March 2024
tl;dr: World model for autonomous driving, conditioned on structured traffic constraits.
First real-world world model, contemporary with GAIA-1. Yet the controllability of the dynamics is different.
Typically the controllability of world model is only quantitative as it is hard to do (close to) pixel accurate generation with difussion models. DriveDreamer alleviates this problem and reaches near pixel accurate control with structured traffic constraints (vectorized wireframes of perception results, or perception vectors
for short). This inspiration may be taken from Align Your Latents.
The model takes in video, text, action and perception vectors, and rolls out videos and actions.
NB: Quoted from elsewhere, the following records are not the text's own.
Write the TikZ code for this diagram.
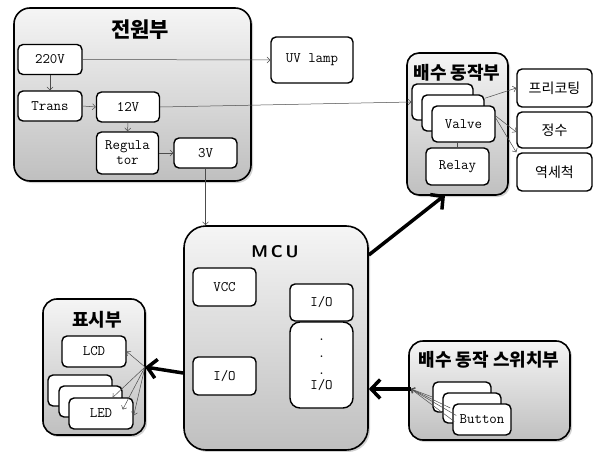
\documentclass[tikz,border=0pt]{standalone}
\usepackage{fontspec}
\newfontfamily\kr{Noto Sans CJK KR}
\usetikzlibrary{arrows.meta,shadows}
\begin{document}
\begin{tikzpicture}[x=1pt,y=-1pt,
  grp/.style={draw=black,line width=1.6pt,rounded corners=16pt,top color=gray!8,bottom color=gray!50,
     drop shadow={shadow xshift=2pt,shadow yshift=-2pt,fill=gray!70}},
  bx/.style={draw=black,line width=1.4pt,rounded corners=5pt,fill=white,font=\ttfamily\fontsize{14.5}{15}\selectfont,align=center,inner sep=0pt},
  krbx/.style={bx,font=\kr\fontsize{14}{16}\selectfont},
  ttl/.style={font=\kr\bfseries\fontsize{18}{20}\selectfont},
  thin/.style={draw=gray!60!black,line width=0.5pt,-{Straight Barb[length=3pt,width=6pt]}},
  thick/.style={line width=3.5pt,-{Straight Barb[length=9pt,width=19pt]}}]
\useasboundingbox (0,0) rectangle (597,452);
% power group
\node[grp,minimum width=237pt,minimum height=173pt] (pg) at (132.5,94.5) {};
\node[ttl,font=\kr\bfseries\fontsize{21}{23}\selectfont] (pgt) at (140,30) {전원부};
\node[bx,minimum width=64pt,minimum height=30pt] (v220) at (50,59.5) {220V};
\node[bx,minimum width=64pt,minimum height=30pt] (trans) at (50,106) {Trans};
\node[bx,minimum width=63pt,minimum height=30pt] (v12) at (128,107) {12V};
\node[bx,minimum width=62pt,minimum height=42pt] (reg) at (127.5,153) {Regula\\tor};
\node[bx,minimum width=63pt,minimum height=30pt] (v3) at (205.5,153) {3V};
\node[bx,minimum width=82pt,minimum height=46pt] (uv) at (312,60) {UV lamp};
% drain action group
\node[grp,minimum width=101pt,minimum height=142pt,rounded corners=12pt] (dg) at (457.5,124) {};
\node[ttl] (dgt) at (457,73) {배수 동작부};
\node[bx,minimum width=61pt,minimum height=36pt] (va1) at (442.5,102) {};
\node[bx,minimum width=62pt,minimum height=36pt] (va2) at (453,113) {};
\node[bx,minimum width=63pt,minimum height=36pt] (va3) at (463.5,124) {Valve};
\node[bx,minimum width=63pt,minimum height=37pt] (relay) at (457.5,166.5) {Relay};
\node[krbx,minimum width=75pt,minimum height=38pt] (pre) at (554.5,88) {프리코팅};
\node[krbx,minimum width=75pt,minimum height=36pt] (pur) at (554.5,130) {정수};
\node[krbx,minimum width=75pt,minimum height=38pt] (back) at (554.5,172) {역세척};
% MCU
\node[grp,minimum width=184pt,minimum height=224pt,rounded corners=22pt] (mcu) at (276,338) {};
\node[font=\sffamily\bfseries\fontsize{17}{19}\selectfont] (mcut) at (275,252) {M\,C\,U};
\node[bx,minimum width=63pt,minimum height=38pt] (vcc) at (224.5,287) {VCC};
\node[bx,minimum width=63pt,minimum height=38pt] (iol) at (224.5,376) {I/O};
\node[bx,minimum width=63pt,minimum height=37pt] (ior) at (321.5,302.5) {I/O};
\node[bx,minimum width=63pt,minimum height=86pt,rounded corners=10pt] (iob) at (321.5,365) {.\\[2pt].\\[2pt].\\I/O};
% display group
\node[grp,minimum width=102pt,minimum height=136pt,rounded corners=14pt] (disp) at (94,367) {};
\node[ttl] (dispt) at (97,320) {표시부};
\node[bx,minimum width=64pt,minimum height=31pt] (lcd) at (94,351.5) {LCD};
\node[bx,minimum width=64pt,minimum height=31pt] (led1) at (80,390.5) {};
\node[bx,minimum width=63pt,minimum height=31pt] (led2) at (90.5,401.5) {};
\node[bx,minimum width=64pt,minimum height=31pt] (led3) at (101,413.5) {LED};
% switch group
\node[grp,minimum width=161pt,minimum height=99pt,rounded corners=14pt] (sw) at (489.5,390.5) {};
\node[ttl] (swt) at (489,360) {배수 동작 스위치부};
\node[bx,minimum width=58pt,minimum height=30pt] (bt1) at (462,397) {};
\node[bx,minimum width=58pt,minimum height=30pt] (bt2) at (472,408) {};
\node[bx,minimum width=58pt,minimum height=31pt] (bt3) at (482,419.5) {Button};
% coordinates
\coordinate (dhub) at (145,367);
\coordinate (shub) at (411,389);
% thin connectors
\draw[thin] (v220.south) -- (trans.north);
\draw[thin] (trans.east) -- (v12.west);
\draw[thin] (v12.south) -- (reg.north);
\draw[thin] (reg.east) -- (v3.west);
\draw[thin] (v220.east) -- (uv.west);
\draw[thin] (v12.east) -- (va1.west);
\draw[thin] (v3.south) -- (mcu.north -| v3.south);
\draw[draw=gray!60!black,line width=0.5pt] (relay.north) -- (relay.north |- va3.south);
\draw[thin] (va2.north east) ++(0,4) -- (pre.west);
\draw[thin] (va3.east) ++(0,-8) -- ([yshift=-2pt]pur.west);
\draw[thin] (va3.east) ++(0,-6) -- ([yshift=0pt]back.north west) ;
\draw[thin] (dhub) -- (lcd.east);
\draw[thin] (dhub) -- ([yshift=-7pt]led1.east);
\draw[thin] (dhub) -- ([yshift=-8pt]led2.east);
\draw[thin] (dhub) -- ([yshift=-2pt]led3.east);
\draw[thin] (bt1.west) -- (shub);
\draw[thin] ([xshift=8pt]bt2.west) -- (shub);
\draw[thin] ([xshift=2pt,yshift=-2pt]bt3.west) -- (shub);
\draw[thin] ([xshift=4pt,yshift=4pt]bt3.west) -- (shub);
% thick connectors
\draw[thick] (mcu.east |- 0,255) -- (445,195);
\draw[thick] (mcu.west |- 0,373) -- (dhub);
\draw[thick] (shub) -- (mcu.east |- shub);
\end{tikzpicture}
\end{document}
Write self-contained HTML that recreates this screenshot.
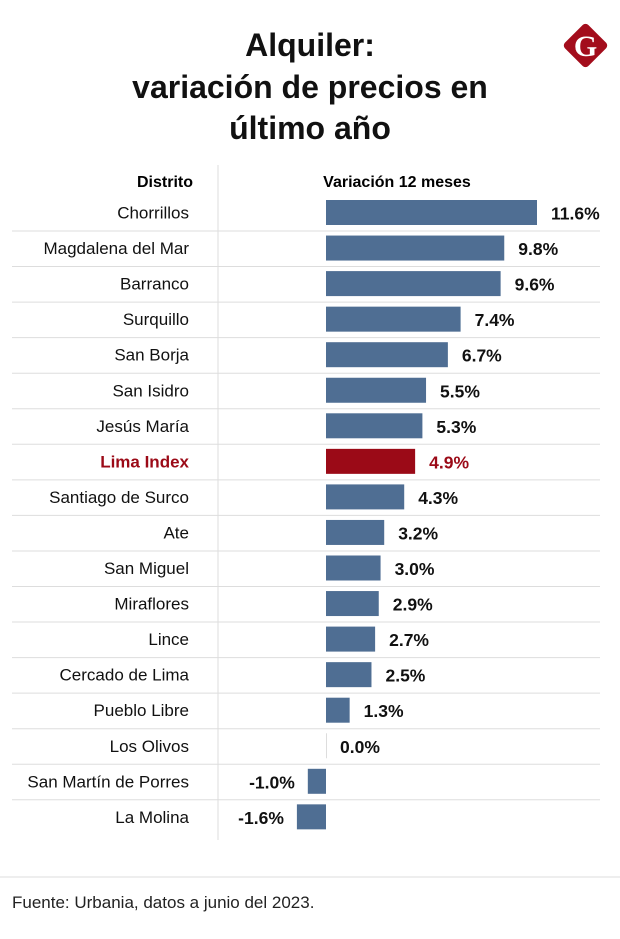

It can be seen as a world model as the video generation is conditioned on action.
The dynamics of the world model is actually controlled by a simplistic RNN model, the ActionFormer, in the latent space of the perception vectors
. This is quite different from GAIA-1 and Genie where the dynamics are learned via compressing large amounts of video data.
The model is mainly focused on single cam scenarios, but the authors demo’ed in the appendix that it can be easily expanded to multicam scenario. –> The first solid multicam work is Drive WM (Drive into the Future).
WorldDreamer from the same group seems to be the extension of DriveDreamer. Yet disappointingly WorldDreamer seems unfinished and rushed to release on Arxiv, without much comparison with contemporary work.